After Intamin’s infringement suit was dismissed, Magnetar filed its own lawsuit against Intamin. According to Magnetar, Intamin violated the Sherman Act by using a fraudulently obtained patent to establish a monopoly in the market for magnetic braking systems. Magnetar also claimed that Intamin maliciously prosecuted the patent infringement action, because Intamin brought the action despite knowing that the patent was invalid pursuant to the on-sale bar. Intamin moved for summary judgment, and the district court granted Intamin’s motion for both claims. With respect to the antitrust claim, the district court concluded that Magnetar’s theory of antitrust injury was unreliable and speculative, and that Magnetar had offered insufficient evidence to prove an antitrust injury. The district court also concluded that a legitimate dispute existed with respect to the applicability of the on-sale bar, and therefore Intamin had probable cause to bring its patent infringement action. Magnetar appealed to the 9th Circuit.
With respect to the malicious prosecution claim, the 9th Circuit concluded that a reasonable attorney could have thought that Intamin’s claim in the first proceeding was tenable. Specifically, the court noted that the original 1994 contract between Intamin and Kentucky Kingdom called for mechanical breaks, and that the subsequent communications between Intamin and Kentucky Kingdom did not rise to the level of an “offer for sale,” as required to render the patent invalid under 35 U.S.C. § 102(b).

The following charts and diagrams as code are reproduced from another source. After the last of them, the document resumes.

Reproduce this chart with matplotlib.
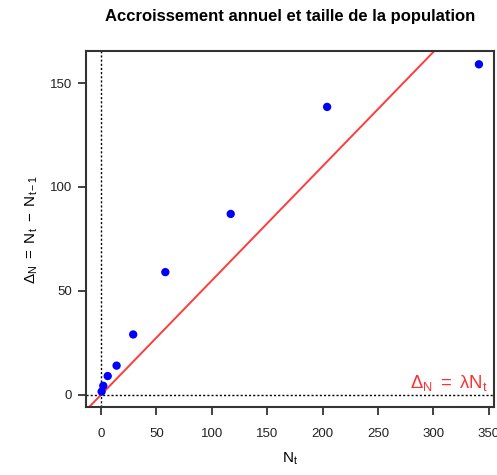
import matplotlib
matplotlib.use("Agg")
import matplotlib.pyplot as plt

plt.rcParams['font.family'] = ['Liberation Sans', 'DejaVu Sans']
plt.rcParams['mathtext.fontset'] = 'custom'
plt.rcParams['mathtext.rm'] = 'Liberation Sans'
plt.rcParams['mathtext.it'] = 'Liberation Sans'
plt.rcParams['mathtext.default'] = 'regular'

# Data
N_t = [0.5, 2, 6, 14, 29, 58, 117, 204, 341]
delta_N = [1.5, 4.3, 9, 14, 29, 59, 87, 138.5, 159]
lam = 0.55
x_ticks = [0, 50, 100, 150, 200, 250, 300, 350]
y_ticks = [0, 50, 100, 150]

title = "Accroissement annuel et taille de la population"

fig = plt.figure(figsize=(4.97, 4.75), dpi=100)
ax = fig.add_axes([86/497, 1-407/475, (494-86)/497, (407-51)/475])

ax.set_xlim(-13.6, 354.6)
ax.set_ylim(-5.9, 165.4)

ax.axhline(0, color='black', lw=1, ls=(0, (1.5, 1.5)))
ax.axvline(0, color='black', lw=1, ls=(0, (1.5, 1.5)))
ax.axline((0, 0), slope=lam, color='#ff3b3b', lw=1.4)

ax.scatter(N_t, delta_N, s=36, color='#0000ff', zorder=3, edgecolors='none')

ax.text(349, 5.8, r'$\Delta_N\ =\ \lambda N_t$', color='#ff3030', fontsize=13.3,
        ha='right', va='center')

ax.set_xticks(x_ticks)
ax.set_yticks(y_ticks)
ax.tick_params(direction='out', length=6, width=1.2, labelsize=9.5, colors='#222222')
ax.tick_params(axis='x', pad=9)
ax.tick_params(axis='y', pad=4)
for s in ax.spines.values():
    s.set_linewidth(1.5)
    s.set_color('#333333')

ax.set_xlabel(r'$N_t$', fontsize=11, labelpad=8)
ax.set_ylabel(r'$\Delta_N\ =\ N_t\ -\ N_{t-1}$', fontsize=11, labelpad=7)
fig.text(290/497, 1-16/475, title, fontsize=12, fontweight='bold', ha='center', va='center')

fig.savefig('out.png', dpi=100)
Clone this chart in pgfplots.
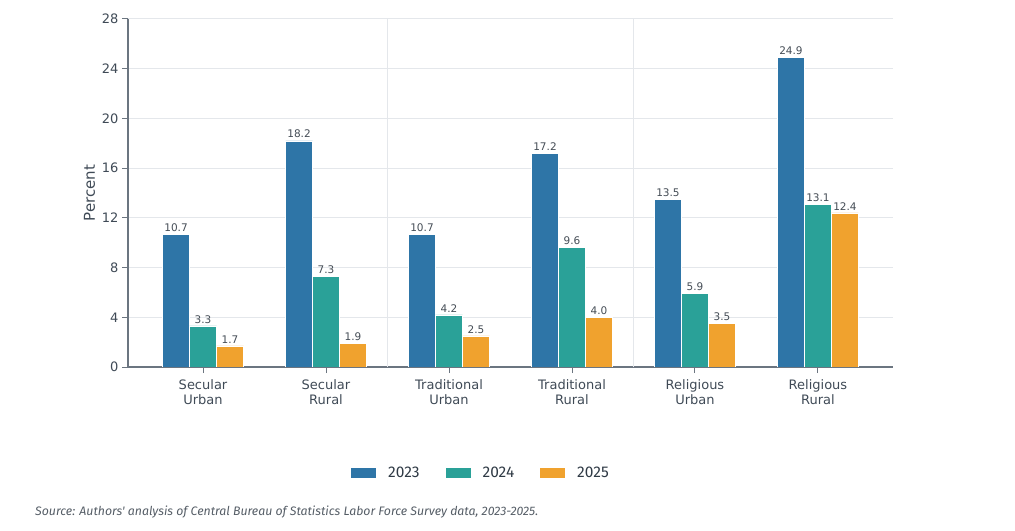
\documentclass[border=0pt]{standalone}
\usepackage{fontspec}
\setmainfont{DejaVu Sans}
\newfontfamily\legfont{Fira Sans}
\usepackage{pgfplots}
\pgfplotsset{compat=1.18}
\definecolor{c23}{HTML}{2E75A7}
\definecolor{c24}{HTML}{2AA198}
\definecolor{c25}{HTML}{F0A22E}
\definecolor{gridc}{HTML}{E4E7EB}
\definecolor{axc}{HTML}{6B7580}
\definecolor{tickc}{HTML}{3F4A56}
\definecolor{valc}{HTML}{444C55}
\definecolor{legc}{HTML}{2F3A45}
\definecolor{srcc}{HTML}{555D66}
\pgfplotsset{legsw/.style={legend image code/.code={\fill[##1,draw=none] (0bp,-4.5bp) rectangle (25bp,4.5bp);}}}
\begin{document}
\begin{tikzpicture}
\path[use as bounding box] (0,0) rectangle (1015bp,531bp);
\begin{axis}[
  at={(128bp,164bp)}, anchor=south west,
  scale only axis, width=765bp, height=348bp,
  xmin=-0.61, xmax=5.61, ymin=0, ymax=28,
  ybar=0pt, bar width=27bp,
  /pgf/number format/assume math mode=true,
  xtick={0,1,2,3,4,5},
  xticklabels={{Secular\\Urban},{Secular\\Rural},{Traditional\\Urban},{Traditional\\Rural},{Religious\\Urban},{Religious\\Rural}},
  xticklabel style={align=center, font=\fontsize{13bp}{15bp}\selectfont, text=tickc, yshift=-3bp},
  ytick={0,4,...,28},
  yticklabel style={font=\fontsize{13bp}{15bp}\selectfont, text=tickc},
  ymajorgrids, grid style={gridc, line width=1bp},
  extra x ticks={1.5,3.5}, extra x tick labels={},
  extra x tick style={grid=major, major tick length=0pt},
  axis x line*=bottom, axis y line*=left,
  axis line style={axc, line width=1.2bp, -},
  tick style={axc, line width=1bp},
  major tick length=6bp, tick align=outside,
  ylabel={Percent},
  ylabel style={font=\fontsize{15bp}{17bp}\selectfont, text=tickc},
  nodes near coords={\pgfmathprintnumber[fixed,fixed zerofill,precision=1]{\pgfplotspointmeta}},
  nodes near coords style={font=\fontsize{10.5bp}{12bp}\selectfont, text=valc, inner sep=2.5bp},
  legend style={at={(0.4614,-0.3046)}, anchor=center, draw=none, fill=none,
    legend columns=3, font=\legfont\fontsize{15.5bp}{17bp}\selectfont, text=legc,
    /tikz/every even column/.append style={column sep=24bp},
    /tikz/every odd column/.append style={column sep=10bp}},
]
\addplot[fill=c23, draw=white, line width=0.4bp, legsw] coordinates {(0,10.7) (1,18.2) (2,10.7) (3,17.2) (4,13.5) (5,24.9)};
\addplot[fill=c24, draw=white, line width=0.4bp, legsw] coordinates {(0,3.3) (1,7.3) (2,4.2) (3,9.6) (4,5.9) (5,13.1)};
\addplot[fill=c25, draw=white, line width=0.4bp, legsw] coordinates {(0,1.7) (1,1.9) (2,2.5) (3,4.0) (4,3.5) (5,12.4)};
\legend{2023,2024,2025}
\end{axis}
\node[anchor=base west, font=\legfont\itshape\fontsize{12.3bp}{14bp}\selectfont, text=srcc, inner sep=0pt] at (35bp,16bp) {Source: Authors' analysis of Central Bureau of Statistics Labor Force Survey data, 2023-2025.};
\end{tikzpicture}
\end{document}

As for the antitrust claims, the 9th Circuit found Intamin’s conduct to be “problematic,” but found that Magnetar had not alleged sufficient facts to show a causal antitrust injury stemming from Intamin’s actions. The court criticized the expert opinions offered by Magnetar as conclusory and found that the expert did not take into account factors that might have come to bear on the damages estimates that were not caused by Intamin’s conduct. The 9th Circuit also explained that, even if Magnetar’s expert could correctly establish Magnetar’s damages, the expert failed to establish how those losses could be reasonably linked to Intamin’s allegedly anticompetitive conduct.